## start Records shown

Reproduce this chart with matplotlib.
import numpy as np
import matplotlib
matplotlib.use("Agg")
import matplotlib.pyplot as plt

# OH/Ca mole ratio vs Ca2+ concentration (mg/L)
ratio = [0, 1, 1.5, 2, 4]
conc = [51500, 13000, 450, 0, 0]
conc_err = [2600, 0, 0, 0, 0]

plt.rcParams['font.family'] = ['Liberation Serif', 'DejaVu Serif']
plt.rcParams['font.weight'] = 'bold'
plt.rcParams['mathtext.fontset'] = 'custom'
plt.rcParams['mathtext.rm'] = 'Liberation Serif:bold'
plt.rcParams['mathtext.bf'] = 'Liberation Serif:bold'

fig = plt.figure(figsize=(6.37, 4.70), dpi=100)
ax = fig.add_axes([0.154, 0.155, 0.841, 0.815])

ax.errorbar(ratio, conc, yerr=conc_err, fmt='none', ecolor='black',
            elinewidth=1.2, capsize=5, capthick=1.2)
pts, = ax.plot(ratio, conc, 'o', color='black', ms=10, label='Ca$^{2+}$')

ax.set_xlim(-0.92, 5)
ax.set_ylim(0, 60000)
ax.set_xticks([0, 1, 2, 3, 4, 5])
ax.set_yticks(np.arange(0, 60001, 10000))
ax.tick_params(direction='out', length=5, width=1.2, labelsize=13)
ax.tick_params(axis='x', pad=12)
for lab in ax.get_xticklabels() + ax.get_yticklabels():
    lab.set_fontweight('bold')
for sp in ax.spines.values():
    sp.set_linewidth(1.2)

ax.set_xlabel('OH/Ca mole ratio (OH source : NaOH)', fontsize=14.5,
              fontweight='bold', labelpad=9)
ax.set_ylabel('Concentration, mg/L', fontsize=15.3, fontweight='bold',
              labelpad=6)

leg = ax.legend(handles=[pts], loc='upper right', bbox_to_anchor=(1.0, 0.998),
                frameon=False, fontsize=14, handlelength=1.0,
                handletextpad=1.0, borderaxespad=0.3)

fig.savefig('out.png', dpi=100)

## end Records shown
## start Records shown

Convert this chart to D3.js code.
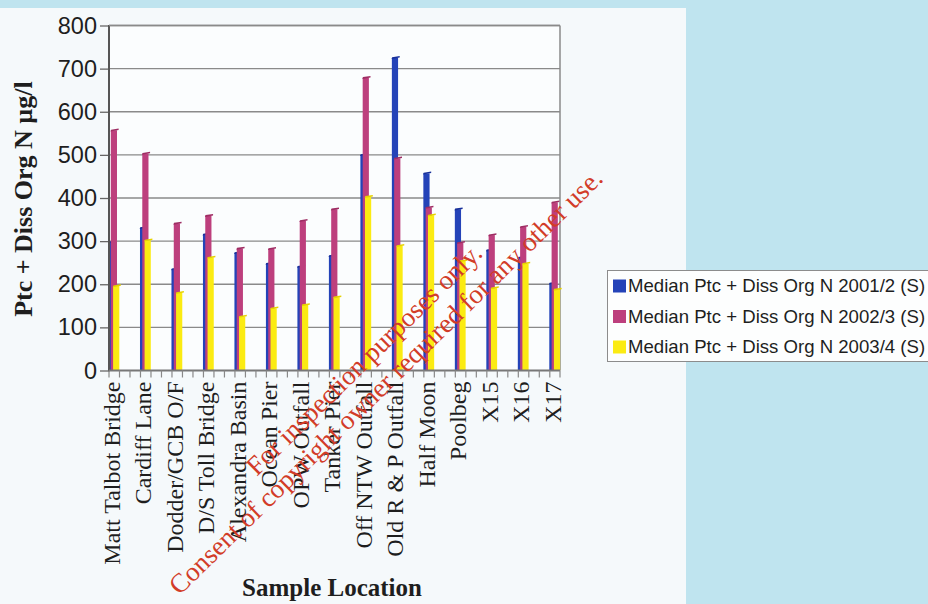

## end Records shown

§ **The task**
Return, unchanged, the run of lines above that opens with the line containing "Reproduce this chart with matplotlib." and closes with the line containing "plt.rcParams['mathtext.bf'] = 'Liberation". Include both.

§ **Task answer**
Reproduce this chart with matplotlib.
import numpy as np
import matplotlib
matplotlib.use("Agg")
import matplotlib.pyplot as plt

# OH/Ca mole ratio vs Ca2+ concentration (mg/L)
ratio = [0, 1, 1.5, 2, 4]
conc = [51500, 13000, 450, 0, 0]
conc_err = [2600, 0, 0, 0, 0]

plt.rcParams['font.family'] = ['Liberation Serif', 'DejaVu Serif']
plt.rcParams['font.weight'] = 'bold'
plt.rcParams['mathtext.fontset'] = 'custom'
plt.rcParams['mathtext.rm'] = 'Liberation Serif:bold'
plt.rcParams['mathtext.bf'] = 'Liberation Serif:bold'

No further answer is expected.